U.S. President Joe Biden delivers remarks on the Hamas terrorist attacks in Israel in the State Dining Room of the White House October 10, 2023 in Washington, DC.
Drew Angerer | Getty Images
WASHINGTON — The White House on Wednesday will announce new initiatives to rein in tens of billions worth of surcharges tied to goods and services, or “junk” fees, in partnership with two of the nation’s leading consumer-protection agencies.
“Those sneaky fees might not matter a lot to the wealthiest Americans, but they sure do matter for hardworking Americans sitting around the kitchen table trying to stay on top of their bills and have a little left over,” Lael Brainard, director of the National Economic Council, told reporters on Tuesday.

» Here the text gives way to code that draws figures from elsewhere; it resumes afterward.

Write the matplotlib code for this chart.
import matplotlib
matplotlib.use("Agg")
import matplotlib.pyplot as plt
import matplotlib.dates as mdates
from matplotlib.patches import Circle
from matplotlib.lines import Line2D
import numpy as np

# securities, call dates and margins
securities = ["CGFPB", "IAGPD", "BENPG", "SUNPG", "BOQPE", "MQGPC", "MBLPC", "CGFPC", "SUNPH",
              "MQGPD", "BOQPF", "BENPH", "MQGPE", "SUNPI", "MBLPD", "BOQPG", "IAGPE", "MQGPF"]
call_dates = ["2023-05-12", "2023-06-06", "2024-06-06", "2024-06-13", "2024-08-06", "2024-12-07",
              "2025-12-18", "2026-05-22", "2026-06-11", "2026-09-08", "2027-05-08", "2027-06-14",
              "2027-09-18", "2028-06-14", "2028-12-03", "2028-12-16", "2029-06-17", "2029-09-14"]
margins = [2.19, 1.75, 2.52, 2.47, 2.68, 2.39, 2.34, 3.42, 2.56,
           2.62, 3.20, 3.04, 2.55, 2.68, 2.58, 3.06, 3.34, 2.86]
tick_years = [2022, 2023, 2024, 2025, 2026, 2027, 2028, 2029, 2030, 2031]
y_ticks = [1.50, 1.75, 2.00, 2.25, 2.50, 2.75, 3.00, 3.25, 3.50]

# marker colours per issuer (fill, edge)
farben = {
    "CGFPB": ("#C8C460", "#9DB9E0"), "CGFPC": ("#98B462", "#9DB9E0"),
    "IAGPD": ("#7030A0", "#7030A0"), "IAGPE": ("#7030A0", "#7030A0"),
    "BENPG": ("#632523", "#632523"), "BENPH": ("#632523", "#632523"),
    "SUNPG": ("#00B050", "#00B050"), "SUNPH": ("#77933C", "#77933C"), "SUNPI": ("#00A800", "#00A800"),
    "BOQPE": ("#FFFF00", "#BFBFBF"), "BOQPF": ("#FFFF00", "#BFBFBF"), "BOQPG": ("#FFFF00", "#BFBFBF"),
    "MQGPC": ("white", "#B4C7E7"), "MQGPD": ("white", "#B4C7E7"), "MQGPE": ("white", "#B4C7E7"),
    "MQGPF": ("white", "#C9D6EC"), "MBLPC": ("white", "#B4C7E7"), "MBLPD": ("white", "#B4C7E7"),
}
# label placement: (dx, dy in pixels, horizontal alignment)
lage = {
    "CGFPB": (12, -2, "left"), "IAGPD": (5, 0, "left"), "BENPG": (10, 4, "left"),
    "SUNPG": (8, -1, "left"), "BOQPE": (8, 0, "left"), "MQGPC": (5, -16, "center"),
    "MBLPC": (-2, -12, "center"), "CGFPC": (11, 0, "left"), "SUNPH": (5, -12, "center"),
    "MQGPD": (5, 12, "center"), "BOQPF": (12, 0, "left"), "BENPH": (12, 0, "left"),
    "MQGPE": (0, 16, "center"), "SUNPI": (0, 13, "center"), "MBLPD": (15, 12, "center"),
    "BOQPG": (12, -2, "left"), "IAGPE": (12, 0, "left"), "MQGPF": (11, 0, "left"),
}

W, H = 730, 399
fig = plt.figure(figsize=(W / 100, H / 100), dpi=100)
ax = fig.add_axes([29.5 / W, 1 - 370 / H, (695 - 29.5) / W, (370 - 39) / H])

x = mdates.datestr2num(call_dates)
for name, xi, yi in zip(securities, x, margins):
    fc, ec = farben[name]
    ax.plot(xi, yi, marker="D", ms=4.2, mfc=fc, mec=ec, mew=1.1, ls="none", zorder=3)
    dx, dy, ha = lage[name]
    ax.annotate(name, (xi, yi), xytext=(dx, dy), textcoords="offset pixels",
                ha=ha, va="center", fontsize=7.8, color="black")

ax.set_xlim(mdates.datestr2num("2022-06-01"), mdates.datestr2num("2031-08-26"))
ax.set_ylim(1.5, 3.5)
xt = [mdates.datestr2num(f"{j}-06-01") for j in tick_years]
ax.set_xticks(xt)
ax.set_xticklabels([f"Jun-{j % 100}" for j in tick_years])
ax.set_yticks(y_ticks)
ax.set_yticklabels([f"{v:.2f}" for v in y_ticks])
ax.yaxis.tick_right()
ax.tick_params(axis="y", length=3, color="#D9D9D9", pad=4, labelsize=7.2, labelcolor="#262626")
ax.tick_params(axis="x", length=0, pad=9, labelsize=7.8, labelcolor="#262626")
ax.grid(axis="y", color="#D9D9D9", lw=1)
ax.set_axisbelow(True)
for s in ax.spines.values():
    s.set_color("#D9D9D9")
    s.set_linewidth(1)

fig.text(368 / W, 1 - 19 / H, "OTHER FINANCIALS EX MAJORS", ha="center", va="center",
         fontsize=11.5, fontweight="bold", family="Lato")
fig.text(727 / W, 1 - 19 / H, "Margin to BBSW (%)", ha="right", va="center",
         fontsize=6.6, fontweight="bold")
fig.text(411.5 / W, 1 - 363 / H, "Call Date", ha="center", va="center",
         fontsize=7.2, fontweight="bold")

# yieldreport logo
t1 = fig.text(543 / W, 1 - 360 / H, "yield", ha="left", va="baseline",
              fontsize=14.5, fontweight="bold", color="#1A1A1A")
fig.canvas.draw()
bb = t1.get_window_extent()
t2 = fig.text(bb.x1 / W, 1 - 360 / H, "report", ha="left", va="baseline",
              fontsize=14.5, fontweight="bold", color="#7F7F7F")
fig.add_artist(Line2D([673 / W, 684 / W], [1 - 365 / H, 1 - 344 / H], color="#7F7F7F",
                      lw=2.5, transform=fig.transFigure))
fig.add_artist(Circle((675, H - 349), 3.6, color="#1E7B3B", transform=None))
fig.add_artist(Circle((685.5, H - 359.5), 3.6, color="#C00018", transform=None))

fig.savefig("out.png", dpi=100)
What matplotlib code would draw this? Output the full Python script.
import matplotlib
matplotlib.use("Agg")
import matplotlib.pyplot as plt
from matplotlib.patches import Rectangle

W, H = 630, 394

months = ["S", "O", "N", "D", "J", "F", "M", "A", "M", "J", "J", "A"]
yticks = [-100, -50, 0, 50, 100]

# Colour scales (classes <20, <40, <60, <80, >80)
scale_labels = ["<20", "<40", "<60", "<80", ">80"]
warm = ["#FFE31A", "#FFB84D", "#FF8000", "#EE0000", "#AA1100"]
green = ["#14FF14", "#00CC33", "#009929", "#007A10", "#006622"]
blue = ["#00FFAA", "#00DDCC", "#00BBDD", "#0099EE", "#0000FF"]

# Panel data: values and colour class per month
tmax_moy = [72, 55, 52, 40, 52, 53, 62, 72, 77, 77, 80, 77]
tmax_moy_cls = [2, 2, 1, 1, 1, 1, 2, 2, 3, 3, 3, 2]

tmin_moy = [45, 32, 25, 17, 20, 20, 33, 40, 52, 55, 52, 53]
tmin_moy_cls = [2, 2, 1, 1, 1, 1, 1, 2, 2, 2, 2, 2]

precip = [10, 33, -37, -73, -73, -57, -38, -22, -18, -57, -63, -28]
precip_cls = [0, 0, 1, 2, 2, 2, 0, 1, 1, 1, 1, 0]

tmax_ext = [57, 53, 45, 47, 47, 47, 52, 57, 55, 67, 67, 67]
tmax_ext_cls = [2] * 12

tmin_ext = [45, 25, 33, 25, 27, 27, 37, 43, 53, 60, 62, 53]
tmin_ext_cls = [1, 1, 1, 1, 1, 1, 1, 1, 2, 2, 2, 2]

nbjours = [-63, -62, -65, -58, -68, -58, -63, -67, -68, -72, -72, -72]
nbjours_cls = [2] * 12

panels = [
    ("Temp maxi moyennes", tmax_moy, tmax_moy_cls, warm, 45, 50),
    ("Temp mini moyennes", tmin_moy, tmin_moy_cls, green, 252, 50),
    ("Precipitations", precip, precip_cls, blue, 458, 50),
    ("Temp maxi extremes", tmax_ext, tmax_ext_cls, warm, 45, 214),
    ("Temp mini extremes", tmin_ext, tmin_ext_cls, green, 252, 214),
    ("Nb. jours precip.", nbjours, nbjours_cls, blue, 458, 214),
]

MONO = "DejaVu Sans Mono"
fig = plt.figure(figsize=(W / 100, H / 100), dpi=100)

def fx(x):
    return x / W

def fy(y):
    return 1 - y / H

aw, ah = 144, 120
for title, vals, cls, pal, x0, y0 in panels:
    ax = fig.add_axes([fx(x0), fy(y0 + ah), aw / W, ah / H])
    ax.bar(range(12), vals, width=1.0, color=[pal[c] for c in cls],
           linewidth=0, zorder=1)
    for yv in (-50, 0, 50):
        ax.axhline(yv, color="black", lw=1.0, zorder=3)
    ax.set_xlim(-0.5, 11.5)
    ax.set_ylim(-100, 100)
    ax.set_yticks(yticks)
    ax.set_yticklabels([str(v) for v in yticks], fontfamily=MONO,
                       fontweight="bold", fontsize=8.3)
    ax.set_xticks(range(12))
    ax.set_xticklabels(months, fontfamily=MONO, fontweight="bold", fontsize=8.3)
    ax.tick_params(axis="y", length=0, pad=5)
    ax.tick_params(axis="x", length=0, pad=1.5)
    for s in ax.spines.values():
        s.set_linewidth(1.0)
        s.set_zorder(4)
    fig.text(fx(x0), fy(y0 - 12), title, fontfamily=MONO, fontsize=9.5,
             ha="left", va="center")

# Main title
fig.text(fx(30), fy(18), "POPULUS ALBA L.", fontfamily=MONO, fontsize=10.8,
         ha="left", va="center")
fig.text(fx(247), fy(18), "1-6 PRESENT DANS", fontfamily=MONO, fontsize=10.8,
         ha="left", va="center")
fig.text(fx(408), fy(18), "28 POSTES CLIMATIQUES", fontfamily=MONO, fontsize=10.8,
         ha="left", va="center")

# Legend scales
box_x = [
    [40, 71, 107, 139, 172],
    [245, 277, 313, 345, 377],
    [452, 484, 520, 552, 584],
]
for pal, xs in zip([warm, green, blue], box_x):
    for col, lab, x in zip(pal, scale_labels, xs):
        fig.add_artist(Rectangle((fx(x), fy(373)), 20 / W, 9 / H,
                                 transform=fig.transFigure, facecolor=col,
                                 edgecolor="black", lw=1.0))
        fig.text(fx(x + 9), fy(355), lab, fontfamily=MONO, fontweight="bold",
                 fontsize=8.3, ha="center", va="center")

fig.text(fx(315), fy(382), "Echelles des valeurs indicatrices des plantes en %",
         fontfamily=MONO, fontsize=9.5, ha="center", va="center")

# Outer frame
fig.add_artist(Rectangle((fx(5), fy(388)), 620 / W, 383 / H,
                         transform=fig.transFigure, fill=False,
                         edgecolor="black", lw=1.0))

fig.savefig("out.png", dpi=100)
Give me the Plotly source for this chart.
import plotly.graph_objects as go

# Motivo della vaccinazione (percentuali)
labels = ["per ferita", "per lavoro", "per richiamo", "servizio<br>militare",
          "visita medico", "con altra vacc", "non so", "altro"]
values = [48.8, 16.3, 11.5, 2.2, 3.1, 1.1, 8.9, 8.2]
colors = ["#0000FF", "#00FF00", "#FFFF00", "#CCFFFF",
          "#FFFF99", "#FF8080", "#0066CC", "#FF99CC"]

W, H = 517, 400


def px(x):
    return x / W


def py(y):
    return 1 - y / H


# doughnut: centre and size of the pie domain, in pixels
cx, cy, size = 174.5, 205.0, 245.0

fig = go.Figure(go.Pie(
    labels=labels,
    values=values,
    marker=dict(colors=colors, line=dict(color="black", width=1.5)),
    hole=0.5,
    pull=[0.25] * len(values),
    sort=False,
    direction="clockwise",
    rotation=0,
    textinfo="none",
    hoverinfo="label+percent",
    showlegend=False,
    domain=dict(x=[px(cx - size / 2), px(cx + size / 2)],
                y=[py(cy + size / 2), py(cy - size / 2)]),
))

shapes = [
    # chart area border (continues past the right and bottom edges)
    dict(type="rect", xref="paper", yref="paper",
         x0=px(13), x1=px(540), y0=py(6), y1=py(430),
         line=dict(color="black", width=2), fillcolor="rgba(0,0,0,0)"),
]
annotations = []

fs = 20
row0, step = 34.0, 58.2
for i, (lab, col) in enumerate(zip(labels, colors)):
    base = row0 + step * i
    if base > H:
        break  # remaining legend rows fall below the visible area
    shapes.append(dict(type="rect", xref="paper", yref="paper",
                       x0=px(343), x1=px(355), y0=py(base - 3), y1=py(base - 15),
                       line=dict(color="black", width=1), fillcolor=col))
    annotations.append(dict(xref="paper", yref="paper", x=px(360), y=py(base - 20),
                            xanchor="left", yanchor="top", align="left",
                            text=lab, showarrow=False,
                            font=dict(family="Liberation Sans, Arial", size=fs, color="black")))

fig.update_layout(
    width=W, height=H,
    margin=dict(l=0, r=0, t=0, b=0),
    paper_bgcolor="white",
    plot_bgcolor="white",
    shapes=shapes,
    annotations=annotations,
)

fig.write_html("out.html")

President Joe Biden, along with Federal Trade Commission Chair Lina Khan and Consumer Financial Protection Bureau Director Rohit Chopra, will reveal new policy proposals from the two agencies aimed at banning junk fees in certain sectors.
The FTC’s rule proposal would prohibit businesses from burying fees within a transaction and force them to present the amount and purpose of surcharges, upfront — potentially saving consumers over $10 billion over the next decade, according to a release. Under the rule, the commission would be able to secure refunds for consumers if the mandate is violated.
The rule “would not just return money to people’s pockets but also restore a degree of justice to American families and restore fairness in our markets,” Khan told reporters on Tuesday.
The CFPB is targeting big banks by highlighting consumers’ rights to access complete, accurate and free account information upon request according to a 2010 federal law.
“When people request basic information about their accounts, big banks cannot charge them massive fees or trap them in endless customer service loops,” Chopra told reporters on Tuesday. “Charging a competitive price for a legitimate service makes sense but charging junk fees for basic customer responsiveness doesn’t.
The CFPB has slapped Wells Fargo, Bank of America and Regions Bank with fines, citing extraneous overdraft fees or overcharges in recent years. Further, to address big banks’ monopoly, the bureau will issue a proposal later this month to require financial companies to allow the easy transfer of customers’ banking transaction data to competitors.
The proposals are part of the administration’s overarching effort to increase competition across industries, beginning with Biden’s 2022 executive order on promoting competition in the economy. The federal Office of Information and Regulatory Affairs, in partnership with the NEC and the Council of Economic Advisers, will also publish new guidance on Wednesday to help federal agencies establish the new standard.
Both the FTC and the CFPB have taken preliminary actions toward cracking down on junk fees over the past few months. Earlier this year, the CFPB released a rule proposal on excessive credit card fees, while the FTC began targeting unfair practices in ticketing and other fees in late 2022.
The commission will consider a final rule after a 60-day comment period, according to a senior administration official.